Figuring out ways (note the plural) that all children might be educated, trained, accustomed to “using their minds well” (Ted Sizer’s term, and No. 1 of the Coalition of Essential Schools’ 10 principles) requires, I believe, at minimum, serious changes in school settings. For example, students should be accustomed to seeing adults disagree, make decisions—be respected members of their school society. How that translates into classroom studies and schoolwide behaviors may vary. But the absence of a democratic culture, first and foremost, amongst the adults is a major obstacle to students developing such “habits.” It removes a critical chance to explore “democracy in action.”

Students and faculty also need a curriculum that can be defended in terms of the life skills and knowledge needed to be a fully informed member of the ruling class of a democratic society—as a juror, a voter, a candidate, an op-ed author, etc. For example, maybe it would place expertise in dealing with probability and statistics before being able to pass a test in algebra or calculus. As Greg Lindsay wrote in a recent article in Next City, there is a culture in which “only those sufficiently armed with data have a voice in meetings—which typically doesn’t include the faculty.”

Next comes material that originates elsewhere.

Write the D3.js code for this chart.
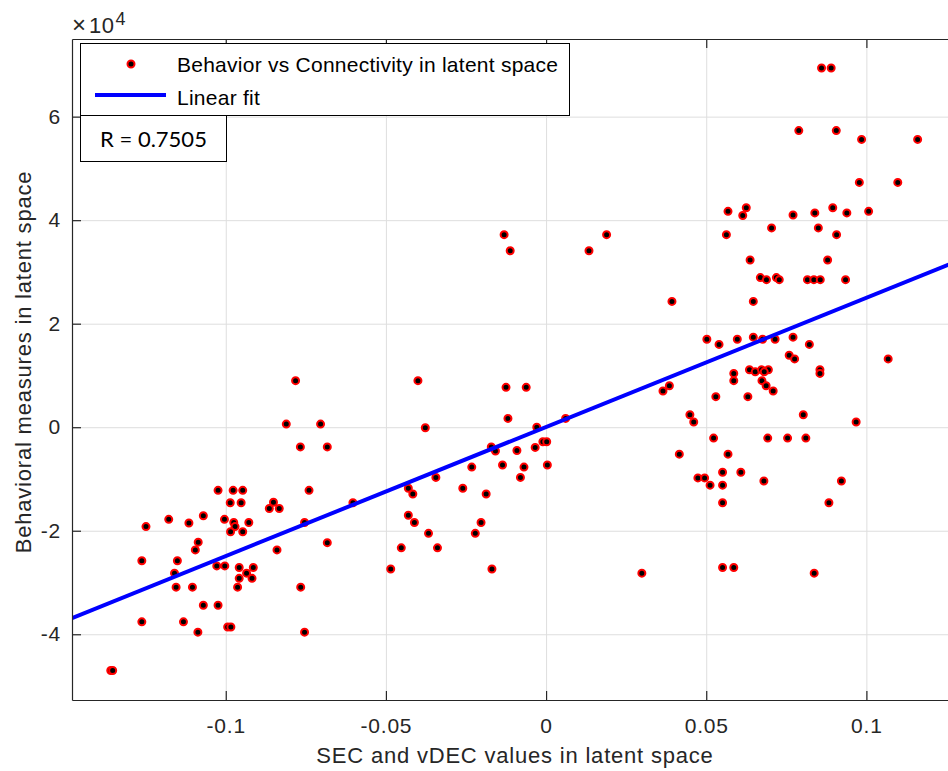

As long as we don’t tackle “learning” democracy with as much seriousness as math and literacy it’s hardly puzzling why in times of real or imagined crises the first victims will over and over again be democratic norms. This is as true on the part of the Left and the Right—and I think it reminds us of what’s missing from both elite and mass education as we’ve known it. This is particularly imperative at a time when few other institutions exist that might build such understanding.

Maybe we agree, maybe not. But I’d like to use the coming weeks (or longer) exploring the relationship between schooling and democracy.